Reuniram conteúdos que continham “informações imprecisas, duvidosas, incompletas ou enganosas” e que “relatavam o restabelecimento de uma normalidade inexistente, sobre temas fundamentais para a população, como a qualidade da água e do meio aquático, a recuperação de nascentes e bioengenharia, recuperação econômica, compensação, reassentamento e concentração de resíduos”. A ação também mencionou a existência de estudos científicos, expertises e trabalhos de campo realizados por especialistas que demonstrariam o contrário do que afirmam os materiais publicados pela Fundação Renova.
“No período de pouco mais de um mês [6 de setembro a 11 de outubro de 2020]a Fundação gastou R$ 17,4 milhões em um único contrato publicitário, cujo objetivo era exclusivamente promover uma imagem positiva da entidade e de seus apoiadores.
No total, foram 861 inserções em TVs e 756 em rádios, sem contar as matérias veiculadas em veículos impressos e portais de notícias”, afirmaram as instituições da Justiça na época.
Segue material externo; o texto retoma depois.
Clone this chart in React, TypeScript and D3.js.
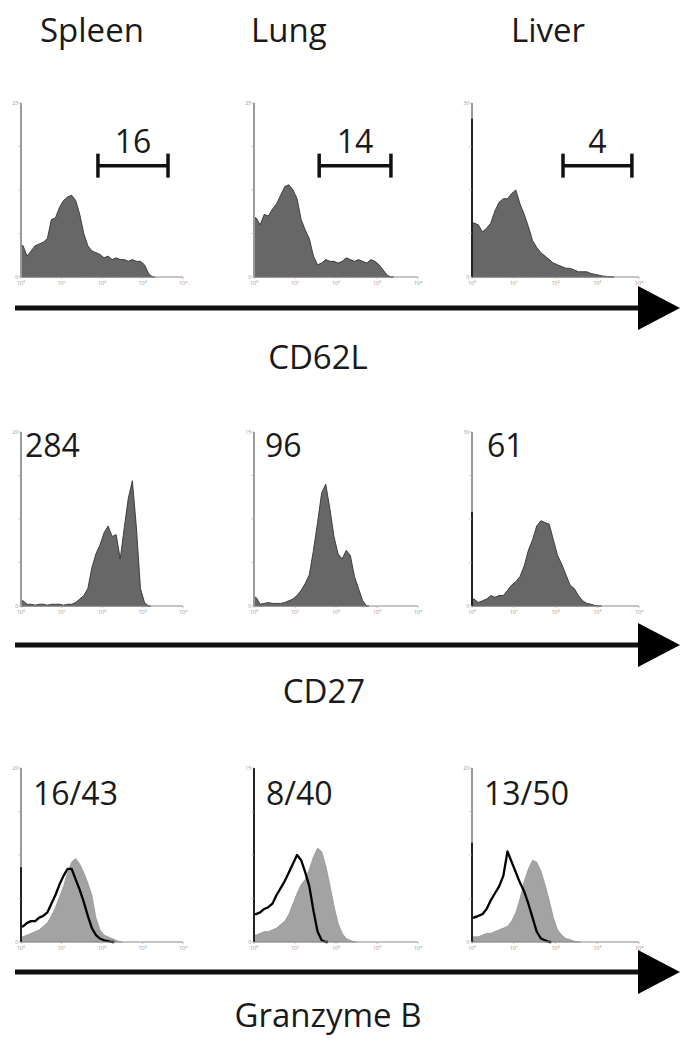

Avaliaram que as inserções publicitárias não têm como alvo os atingidos como verdadeiro público-alvo, mas sim os investidores e a sociedade em geral.
“Tais valores adquirem especial relevância quando se constata que foram gastos em detrimento de diversos programas cuja execução é a única razão de existência da Renova. Prova disso é que os R$ 17,4 milhões gastos na campanha realizada em 2020 são superiores ao valor gasto individualmente em 13 dos 42 programas previstos no acordo que criou a entidade, segundo dados apresentados no site
da própria fundação”, acrescentaram.
Convicção
Embora divulgada nesta terça-feira (6) pelo MPF, a decisão foi assinada há duas semanas. Segundo a condenação, além de pagar R$ 56 milhões por danos materiais e morais, as mineradoras e a Fundação Renova deverão realizar contrapublicidade, com novas peças esclarecendo assuntos presentes nas propagandas que foram considerados incorretos, inverídicos ou impreciso.
A decisão observa que uma das obrigações da Fundação Renova prevista no TTAC é a divulgação de informações de forma transparente, clara e objetiva. Segundo o juiz Vinícius Cobucci, as peças publicadas pela entidade tentam romantizar a reparação, visam à autopromoção e relativizam o sofrimento dos atingidos.
Considerou que houve uma “verdadeira campanha de desinformação, com o objetivo de minimizar o impacto do rompimento da barragem” e avaliou que a “tentativa de controlar a narrativa para criar uma campanha de desinformação orquestrada não é apenas imoral, mas ilegal”. Cobucci também lamentou a postura da Fundação Renova de sempre responsabilizar terceiros por atrasos e outros problemas. “Não há autocrítica nem humildade para admitir que a fundação comete erros.”
Procurada pela Agência Brasil, a Fundação Renova afirmou que atua nos limites do TTAC e que irá interpor recurso contra a referida decisão. A Samarco informou que apenas comentará o assunto nos autos. Vale e BHP Billiton não se posicionaram.
A insatisfação com o processo de reparação levou governos, empresas mineiras e instituições de justiça a iniciarem negociações em 2022 para um acordo de renegociação, capaz de encontrar uma solução para mais de 85 mil casos atualmente em curso. Até à data, no entanto, não houve sucesso devido à falta de consenso em torno dos valores. A oferta das mineradoras foi considerada insuficiente por outras partes.